Unlike the last couple quarters where refining and chemical earnings helped to give overall profits a boost, these two segments weren't as robust as previous quarters. Some of it has to do with lower refining margins and lower prices for commodity chemicals.
The one surprising element here is that Shell was able to remain profitable on the upstream side of the business. Its Americas segment continued to struggle with a loss of $1.1 billion for the quarter, but improved results in Europe, Asia, and Oceania helped to pull upstream earnings out of the red.
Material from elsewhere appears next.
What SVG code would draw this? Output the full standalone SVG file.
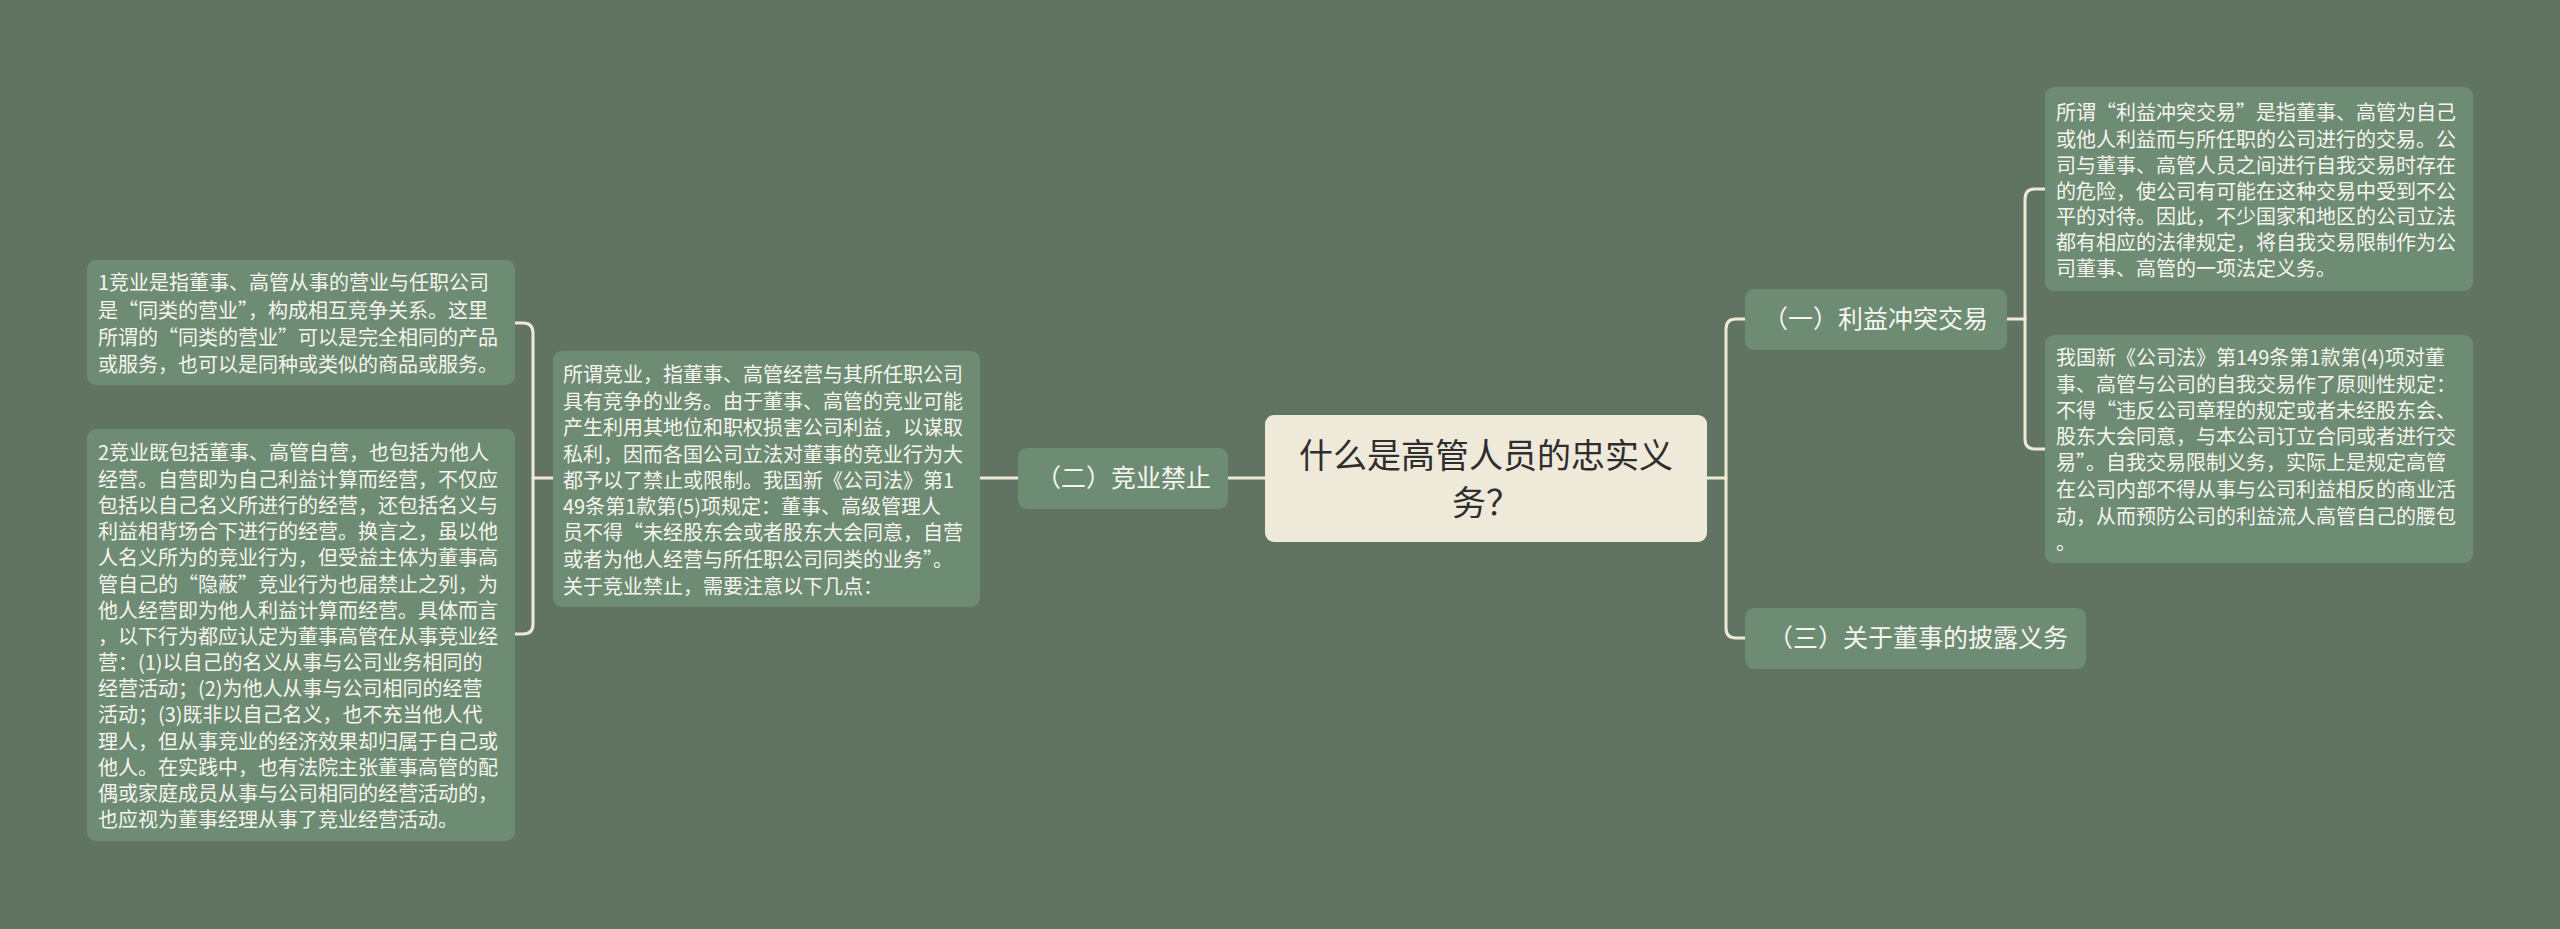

Some of that can be attributed to foreign exchange benefits, but the company also saw some large projects start up in these regions such as the Corrib gas field in the North Sea and the gas injection facilities for its Gumusut Kakap deepwater station.
On a cash flow basis, this quarter was not quite as robust as the prior one. Total cash from operations this past quarter came in at just $5.4 billion, a 44% reduction from last year. For the year, Shell was able to cover all of its spending with cash from operations, but just barely. If you count the $4.7 billion in asset sales for the year toward the company's cash, Shell still wasn't able to meet all of its cash needs for capital spending and its dividend.
That is why investors should be so pleased with Shell's scrip dividend. Thanks to shareholders taking new shares in the company in lieu of cash, Shell was able to pay $1.2 billion less of its $3 billion in dividend payments. If this scrip dividend program holds at these levels, it could lead to close to $5 billion in cash savings for the year.
The big picture: BG Group plan goes full steam ahead
This quarter was a bit of a wait-and-see quarter for the company because it will be the last one before the results from recently acquired BG Group comes into the fold. Now that the merger is approved, investors can turn their attention toward how the integration of the two companies unfolds and how it can eke out operational efficiencies and cost savings. According to management, it will be able to reduce operating costs of the combined entity by 15% while also reducing its total spend for 2016.
So throughout the rest of the year, investors should watch to see if the company can meet these goals. This is just one of the things that Shell has planned now that it has combined with BG, so this one could be an early indicator as to how it will be able to handle some of its more ambitious plans like its $30 billion in planned asset sales over the next two years.
What a Fool believes
Just like last quarter when Shell looked to be prepping itself for the merger by shedding itself of its unprofitable ventures, we're still not completely certain what the company will look like as a combined entity. Once we start to see the wheels hit the road, then we can get a better gauge as to whether the BG Group acquisition was the right move. Until that happens, though, it's probably best to sit on the sidelines for this one.